▸ **Stated exercise**
From the first line of the data below through the line holding "from matplotlib.patches import", output each line exactly and leave the pictures out.

▸ **Raw records**
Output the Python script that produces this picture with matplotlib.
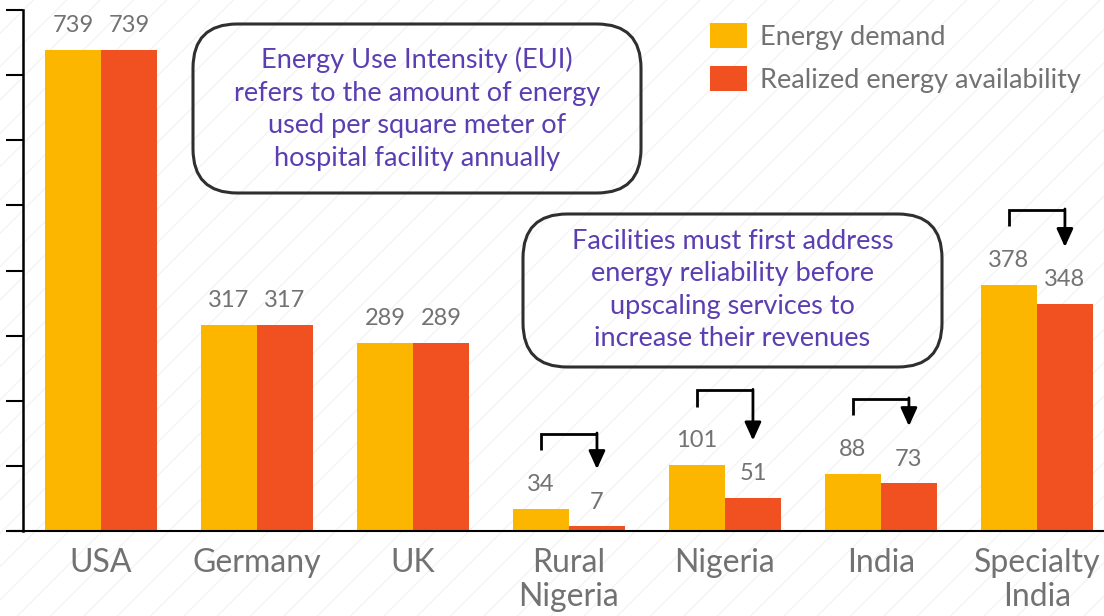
import matplotlib.pyplot as plt
import numpy as np
from matplotlib.patches import Rectangle, FancyBboxPatch

plt.rcParams['font.family'] = ['Lato', 'DejaVu Sans']
plt.rcParams['hatch.color'] = '#f4f4f4'
plt.rcParams['hatch.linewidth'] = 1.0

# data
countries = ["USA", "Germany", "UK", "Rural\nNigeria", "Nigeria", "India", "Specialty\nIndia"]
demand = [739, 317, 289, 34, 101, 88, 378]
available = [739, 317, 289, 7, 51, 73, 348]
arrow_groups = [3, 4, 5, 6]   # groups with a drop from demand to availability

yellow = '#FDB600'
red = '#F15121'
grey = '#727272'
purple = '#5B3FB2'

fig = plt.figure(figsize=(11.04, 6.16), dpi=100)
# faint striped background
fig.patches.append(Rectangle((0, 0), 1, 1, transform=fig.transFigure, facecolor='white',
                             edgecolor='#f4f4f4', hatch='/', lw=0, zorder=-10))
ax = fig.add_axes([23 / 1104, 85 / 616, 1 - 23 / 1104, 521 / 616])
ax.patch.set_alpha(0)

x = np.arange(len(countries))
w = 0.359
ax.bar(x - w / 2, demand, w, color=yellow, label='Energy demand', zorder=2)
ax.bar(x + w / 2, available, w, color=red, label='Realized energy availability', zorder=2)

for xi, d, a in zip(x, demand, available):
    ax.annotate(str(d), (xi - w / 2, d), xytext=(0, 10), textcoords='offset points',
                ha='center', va='bottom', fontsize=17, color=grey)
    ax.annotate(str(a), (xi + w / 2, a), xytext=(0, 10), textcoords='offset points',
                ha='center', va='bottom', fontsize=17, color=grey)

# bracket arrows
for i in arrow_groups:
    top = demand[i] + 115
    tip = available[i] + 88
    ax.plot([x[i] - w / 2, x[i] - w / 2, x[i] + w / 2], [top - 25, top, top],
            color='black', lw=2, solid_capstyle='butt', solid_joinstyle='miter', zorder=3)
    ax.annotate('', xy=(x[i] + w / 2, tip), xytext=(x[i] + w / 2, top + 1.5),
                arrowprops=dict(arrowstyle='-|>,head_length=1.1,head_width=0.5',
                                color='black', lw=2, shrinkA=0, shrinkB=0), zorder=3)

ax.set_xlim(-0.5, 6.43)
ax.set_ylim(0, 800)
ax.set_yticks(np.arange(0, 801, 100))
ax.set_yticklabels([])
ax.tick_params(axis='y', length=12, width=1.5, color='black')
ax.set_xticks(x)
ax.set_xticklabels(countries, fontsize=23, color=grey, linespacing=1.2)
ax.tick_params(axis='x', length=0, pad=12)
for s in ['top', 'right']:
    ax.spines[s].set_visible(False)
ax.spines['left'].set_linewidth(1.8)
ax.spines['bottom'].set_linewidth(1.5)
ax.spines['bottom'].set_bounds(-0.575, 6.43)

leg = ax.legend(loc='upper left', bbox_to_anchor=(668 / 1081, 1.012), frameon=False,
                fontsize=19.5, labelcolor=grey, handlelength=1.35, handleheight=1.05,
                handletextpad=0.5, labelspacing=0.62, borderaxespad=0.3)

# annotation boxes
def note(x0, y0, x1, y1, lines, cy):
    box = FancyBboxPatch((x0 / 1104, 1 - y1 / 616), (x1 - x0) / 1104, (y1 - y0) / 616,
                         boxstyle='round,pad=0,rounding_size=0.04', transform=fig.transFigure,
                         facecolor='none', edgecolor='#2f2f2f', lw=2.2, mutation_aspect=1104 / 616)
    fig.patches.append(box)
    fig.text((x0 + x1) / 2 / 1104, 1 - cy / 616, lines, ha='center', va='center',
             fontsize=19.5, color=purple, linespacing=1.38)

note(193, 24, 641, 193,
     "Energy Use Intensity (EUI)\nrefers to the amount of energy\nused per square meter of\nhospital facility annually", 109)
note(523, 214, 942, 367,
     "Facilities must first address\nenergy reliability before\nupscaling services to\nincrease their revenues", 290)

fig.savefig('out.png', dpi=100)
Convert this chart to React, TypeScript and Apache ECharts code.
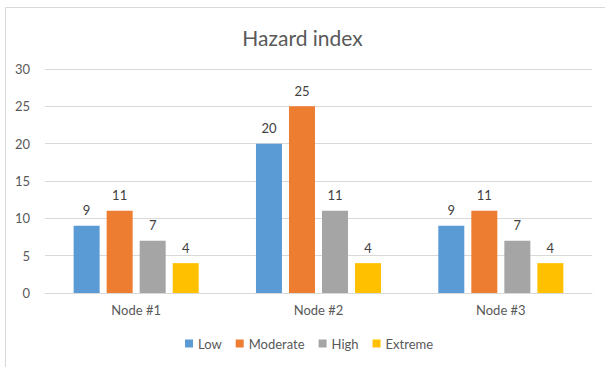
import React, { useEffect, useRef } from "react";
import * as echarts from "echarts";

const categories = ["Node #1", "Node #2", "Node #3"];
const seriesNames = ["Low", "Moderate", "High", "Extreme"];
const lowValues = [9, 20, 9];
const moderateValues = [11, 25, 11];
const highValues = [7, 11, 7];
const extremeValues = [4, 4, 4];
const colors = ["#5B9BD5", "#ED7D31", "#A5A5A5", "#FFC000"];
const yTicks = { min: 0, max: 30, interval: 5 };

export default function App() {
  const ref = useRef<HTMLDivElement>(null);
  useEffect(() => {
    if (!ref.current) return;
    const chart = echarts.init(ref.current, null, { renderer: "svg" });
    const values = [lowValues, moderateValues, highValues, extremeValues];
    const font = "Lato, 'Open Sans', sans-serif";
    chart.setOption({
      animation: false,
      backgroundColor: "#ffffff",
      textStyle: { fontFamily: font },
      title: {
        text: "Hazard index",
        left: "center",
        top: 22,
        textStyle: { fontSize: 21, fontWeight: "normal", color: "#595959", fontFamily: font },
      },
      graphic: [
        {
          type: "rect",
          shape: { x: 5.5, y: 7.5, width: 700, height: 500 },
          style: { fill: "none", stroke: "#d9d9d9", lineWidth: 1 },
          silent: true,
        },
      ],
      legend: {
        bottom: 12,
        left: 180,
        itemWidth: 8,
        itemHeight: 8,
        itemGap: 14,
        icon: "rect",
        textStyle: { fontSize: 13, color: "#595959", fontFamily: font },
        data: seriesNames,
      },
      grid: { left: 45, right: 13, top: 69, bottom: 74 },
      xAxis: {
        type: "category",
        data: categories,
        axisLine: { lineStyle: { color: "#d9d9d9" } },
        axisTick: { show: false },
        axisLabel: { color: "#595959", fontSize: 13, margin: 10, fontFamily: font },
      },
      yAxis: {
        type: "value",
        min: yTicks.min,
        max: yTicks.max,
        interval: yTicks.interval,
        axisLine: { show: false },
        axisTick: { show: false },
        axisLabel: { color: "#595959", fontSize: 13, margin: 15, fontFamily: font },
        splitLine: { lineStyle: { color: "#d9d9d9" } },
      },
      series: seriesNames.map((name, i) => ({
        name,
        type: "bar",
        data: values[i],
        barWidth: 26,
        barGap: "27%",
        itemStyle: { color: colors[i] },
        label: {
          show: true,
          position: "top",
          distance: 9,
          color: "#404040",
          fontSize: 13,
          fontFamily: font,
        },
      })),
    });
    return () => chart.dispose();
  }, []);
  return (
    <div
      ref={ref}
      style={{ position: "fixed", left: 0, top: 0, width: 605, height: 367 }}
    />
  );
}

▸ **Solution to the problem**
Output the Python script that produces this picture with matplotlib.
import matplotlib.pyplot as plt
import numpy as np
from matplotlib.patches import Rectangle, FancyBboxPatch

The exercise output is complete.